The Royal Commission has illuminated what was once hidden. It is now time to address what has come to light. We must face the unacceptable reality that children in Australia continue to experience sexual abuse. And the safety of Australia’s children is everyone’s responsibility.

The Australian Government must implement the Royal Commission’s recommendations. It must develop national processes to create safer environments for children across Australia.

Let’s not forget that in 1990, Australia ratified the United Nations Convention on the Rights of the Child, committing itself to ensuring that children are properly cared for, are protected from violence, abuse and neglect, and that every child in Australia has a fair chance of reaching their full potential.

It means that all institutions in Australia must address the conditions that create opportunities for child sexual abuse. Institutions must constantly review their processes so that the safety of children is a priority that guides how they operate. And they must make sure that abuse is identified, reported, and responded to appropriately. It means systems-level reform where our existing structures have proven to be unsafe for children, including in our child protection system, where Aboriginal and Torres Strait Islander children are grossly overrepresented.
This is not a time for accusations that certain institutions have been unfairly targeted by the Royal Commission’s inquiry.

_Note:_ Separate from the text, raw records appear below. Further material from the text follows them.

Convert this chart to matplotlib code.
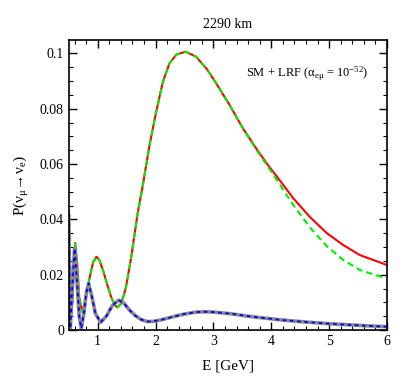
import matplotlib
matplotlib.use('Agg')
import matplotlib.pyplot as plt
from matplotlib.ticker import MultipleLocator, FuncFormatter

plt.rcParams['font.family'] = ['Liberation Serif', 'DejaVu Serif']
plt.rcParams['mathtext.fontset'] = 'custom'
plt.rcParams['mathtext.rm'] = 'Liberation Serif'
plt.rcParams['mathtext.it'] = 'Liberation Serif'

# energies (GeV) and probabilities
E_sm = [0.5, 0.52, 0.55, 0.58, 0.61, 0.645, 0.68, 0.728, 0.78, 0.85, 0.92, 0.977,
        1.03, 1.10, 1.17, 1.24, 1.30, 1.345, 1.40, 1.45, 1.49, 1.58, 1.69, 1.78,
        1.895, 2.01, 2.126, 2.24, 2.36, 2.52, 2.70, 2.88, 3.05, 3.28, 3.51, 3.74,
        3.95, 4.15, 4.38, 4.67, 4.96, 5.245, 5.53, 6.0]
P_red = [0.043, 0.024, 0.006, 0.019, 0.0315, 0.024, 0.012, 0.0066, 0.010, 0.018,
         0.0245, 0.0265, 0.0253, 0.021, 0.016, 0.0115, 0.0089, 0.0082, 0.0095,
         0.0125, 0.0157, 0.0265, 0.0422, 0.0524, 0.0668, 0.0789, 0.0897, 0.0964,
         0.0996, 0.1006, 0.0988, 0.0945, 0.0891, 0.0813, 0.0729, 0.0656, 0.0594,
         0.0540, 0.0476, 0.0408, 0.0350, 0.0307, 0.0271, 0.0235]
P_green = [0.043, 0.024, 0.006, 0.019, 0.0315, 0.024, 0.012, 0.0066, 0.010, 0.018,
           0.0245, 0.0265, 0.0253, 0.021, 0.016, 0.0115, 0.0089, 0.0082, 0.0095,
           0.0125, 0.0157, 0.0265, 0.0422, 0.0524, 0.0668, 0.0789, 0.0897, 0.0964,
           0.0996, 0.1006, 0.0988, 0.0945, 0.0891, 0.0813, 0.0729, 0.0652, 0.0588,
           0.0525, 0.0452, 0.0370, 0.0303, 0.0253, 0.0217, 0.0186]

E_lrf = [0.5, 0.513, 0.526, 0.56, 0.60, 0.64, 0.68, 0.717, 0.76, 0.80, 0.843, 0.90,
         0.96, 1.05, 1.15, 1.25, 1.36, 1.45, 1.55, 1.65, 1.75, 1.85, 1.95, 2.1, 2.3,
         2.5, 2.7, 2.85, 3.0, 3.3, 3.6, 3.8, 4.2, 4.6, 5.0, 5.5, 6.0]
P_gray = [0.0415, 0.02, 0.0005, 0.015, 0.0295, 0.018, 0.005, 0.0006, 0.006, 0.013,
          0.0169, 0.012, 0.006, 0.0028, 0.005, 0.0088, 0.0108, 0.0098, 0.0072,
          0.0052, 0.0038, 0.0031, 0.0031, 0.0037, 0.0048, 0.0058, 0.0065, 0.0066,
          0.0065, 0.0059, 0.0050, 0.0045, 0.0036, 0.0029, 0.0023, 0.0017, 0.0012]
P_blue = P_gray

fig = plt.figure(figsize=(4.07, 3.82), dpi=100)
ax = fig.add_axes([0.169, 0.136, 0.782, 0.759])

ax.plot(E_sm, P_red, color='#ff0000', lw=1.5)
ax.plot(E_sm, P_green, color='#00ee00', lw=1.5, ls=(0, (3, 2)))
ax.plot(E_lrf, P_gray, color='#888888', lw=2.6)
ax.plot(E_lrf, P_blue, color='#0000ff', lw=1.3, ls=(0, (2, 2)))

ax.set_xlim(0.5, 6)
ax.set_ylim(0, 0.1048)
ax.xaxis.set_major_locator(MultipleLocator(1))
ax.xaxis.set_minor_locator(MultipleLocator(0.2))
ax.yaxis.set_major_locator(MultipleLocator(0.02))
ax.yaxis.set_minor_locator(MultipleLocator(0.005))
ax.yaxis.set_major_formatter(FuncFormatter(lambda v, p: '%g' % round(v, 3)))
ax.tick_params(which='both', direction='in', top=True, right=True, labelsize=10)
ax.tick_params(which='major', length=6, width=1)
ax.tick_params(which='minor', length=3, width=0.8)
for s in ax.spines.values():
    s.set_linewidth(1.2)

ax.set_title('2290 km', fontsize=10, pad=9)
ax.set_xlabel('E [GeV]', fontsize=11, labelpad=8)
ax.set_ylabel(r'P($\nu_\mu\!\rightarrow\!\nu_e$)', fontsize=11, labelpad=6)
ax.text(0.94, 0.885, r'SM + LRF ($\alpha_{e\mu}$ = 10$^{-52}$)', transform=ax.transAxes,
        ha='right', va='center', fontsize=9)

fig.savefig('out.png', dpi=100)
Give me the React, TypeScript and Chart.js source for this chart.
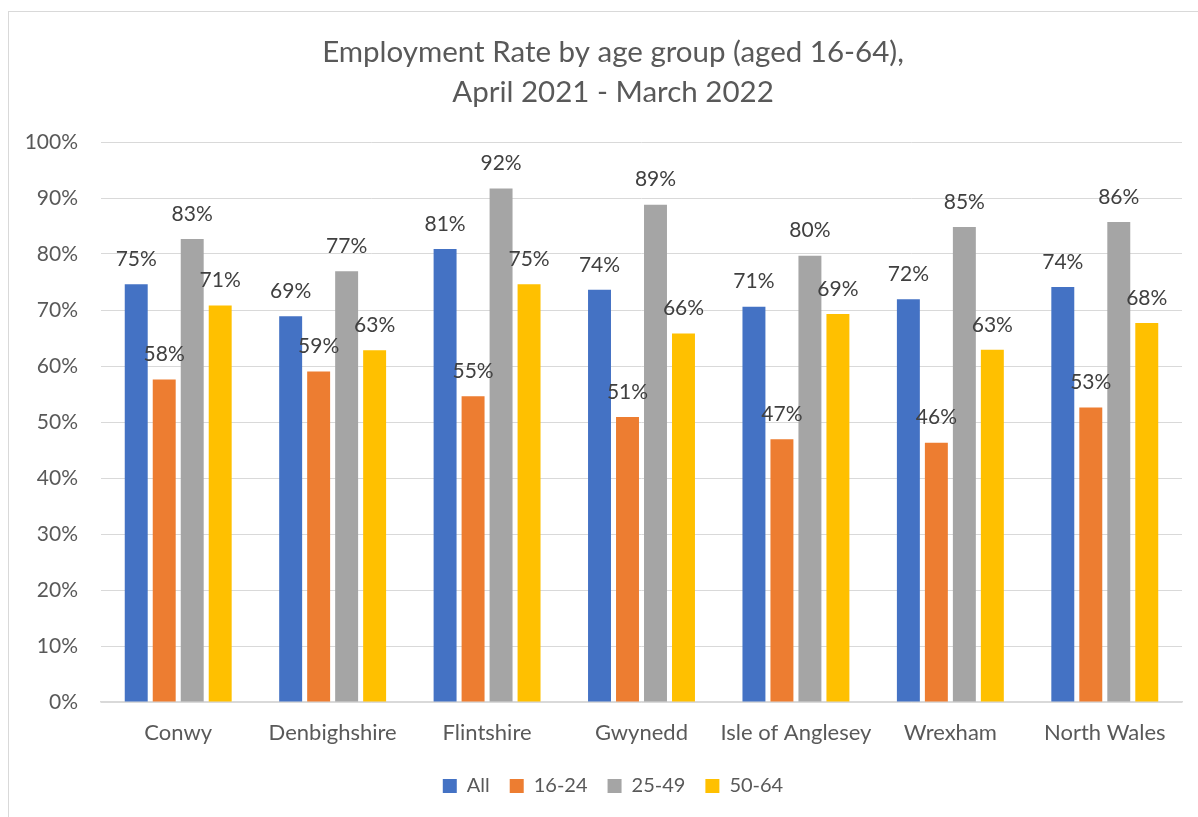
import React, { useEffect, useRef } from "react";
import { Chart, registerables } from "chart.js";

Chart.register(...registerables);

const categories = ["Conwy", "Denbighshire", "Flintshire", "Gwynedd", "Isle of Anglesey", "Wrexham", "North Wales"];
const seriesNames = ["All", "16-24", "25-49", "50-64"];
const allAges = [74.6, 68.9, 80.9, 73.6, 70.6, 71.9, 74.1];
const age16to24 = [57.6, 59.0, 54.6, 50.9, 46.9, 46.3, 52.6];
const age25to49 = [82.7, 76.9, 91.7, 88.8, 79.7, 84.8, 85.7];
const age50to64 = [70.8, 62.8, 74.6, 65.8, 69.3, 62.9, 67.7];
const seriesColors = ["#4472C4", "#ED7D31", "#A5A5A5", "#FFC000"];
const titleLines = ["Employment Rate by age group (aged 16-64),", "April 2021 - March 2022"];

const FONT = "Lato, 'Open Sans', sans-serif";

const valueLabelPlugin = {
  id: "valueLabels",
  afterDatasetsDraw(chart: any) {
    const ctx = chart.ctx;
    ctx.save();
    ctx.font = `21px ${FONT}`;
    ctx.fillStyle = "#404040";
    ctx.textAlign = "center";
    ctx.textBaseline = "middle";
    chart.data.datasets.forEach((ds: any, i: number) => {
      const meta = chart.getDatasetMeta(i);
      meta.data.forEach((bar: any, j: number) => {
        const v = ds.data[j] as number;
        ctx.fillText(`${Math.round(v)}%`, bar.x, bar.y - 25);
      });
    });
    ctx.restore();
  },
};

// Centre the title and legend on the (wider) chart frame, as in the original
const centreShiftPlugin = {
  id: "centreShift",
  afterLayout(chart: any) {
    const d = 12;
    [chart.titleBlock, chart.legend].forEach((b: any) => {
      if (b) {
        b.left += d;
        b.right += d;
      }
    });
  },
};

export default function App() {
  const canvasRef = useRef<HTMLCanvasElement | null>(null);

  useEffect(() => {
    if (!canvasRef.current) return;
    const seriesData = [allAges, age16to24, age25to49, age50to64];
    const chart = new Chart(canvasRef.current, {
      type: "bar",
      data: {
        labels: categories,
        datasets: seriesNames.map((name, i) => ({
          label: name,
          data: seriesData[i],
          backgroundColor: seriesColors[i],
          borderWidth: 0,
          barPercentage: 0.82,
          categoryPercentage: 0.725,
        })),
      },
      options: {
        responsive: false,
        animation: false,
        layout: { padding: { left: 20, right: 16, top: 0, bottom: 11 } },
        plugins: {
          tooltip: { enabled: false },
          title: {
            display: true,
            text: titleLines,
            color: "#595959",
            font: { family: FONT, size: 29.5, weight: "normal", lineHeight: 40 / 29.5 },
            padding: { top: 32, bottom: 30 },
          },
          legend: {
            display: true,
            position: "bottom",
            labels: {
              boxWidth: 14,
              boxHeight: 14,
              padding: 20,
              color: "#595959",
              font: { family: FONT, size: 20 },
            },
          },
        },
        scales: {
          x: {
            grid: { display: false, drawTicks: false },
            border: { display: true, color: "#d9d9d9", width: 1.5 },
            ticks: {
              color: "#595959",
              font: { family: FONT, size: 22 },
              padding: 18,
              maxRotation: 0,
              autoSkip: false,
            },
            afterFit: (s: any) => {
              s.height = 54;
            },
          },
          y: {
            min: 0,
            max: 100,
            grid: { color: "#d9d9d9", lineWidth: 1, drawTicks: false },
            border: { display: false },
            ticks: {
              stepSize: 10,
              color: "#595959",
              font: { family: FONT, size: 21 },
              padding: 23,
              callback: (v: any) => `${v}%`,
            },
            afterFit: (s: any) => {
              s.width = 81;
            },
          },
        },
      },
      plugins: [valueLabelPlugin, centreShiftPlugin],
    });
    return () => chart.destroy();
  }, []);

  return (
    <div
      style={{
        position: "fixed",
        left: 0,
        top: 0,
        width: 1198,
        height: 817,
        overflow: "hidden",
        background: "#ffffff",
      }}
    >
      <div
        style={{
          position: "absolute",
          left: 8,
          top: 11,
          width: 1240,
          height: 900,
          border: "1.5px solid #d9d9d9",
        }}
      />
      <canvas ref={canvasRef} width={1198} height={817} style={{ position: "absolute", left: 0, top: 0 }} />
    </div>
  );
}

Instead of focusing on reputation, focus on the child. Creating safer environments for children will look after the institution’s reputation.

And as siblings, parents and community members, each of us has a protective role to play. We must create environments where children feel comfortable and supported to speak out about sexual abuse or situations in which they have felt threatened or unsafe. We must listen to children in all the ways in which they communicate, including changes in their body language, behaviour, and temperament. And we must fiercely hold our governments and our institutions accountable for their commitment to the safety and protection of Australia’s children.

To change the past, we must confront the past. To change the future, we must do all that we can in the present to eradicate the failed responses of the past.

The least we can do is acknowledge the wrongs that have been done. The best we can do is to make sure that they never happen again. Our children deserve the best.

This article was published in The Australian on Friday 15 December 2017.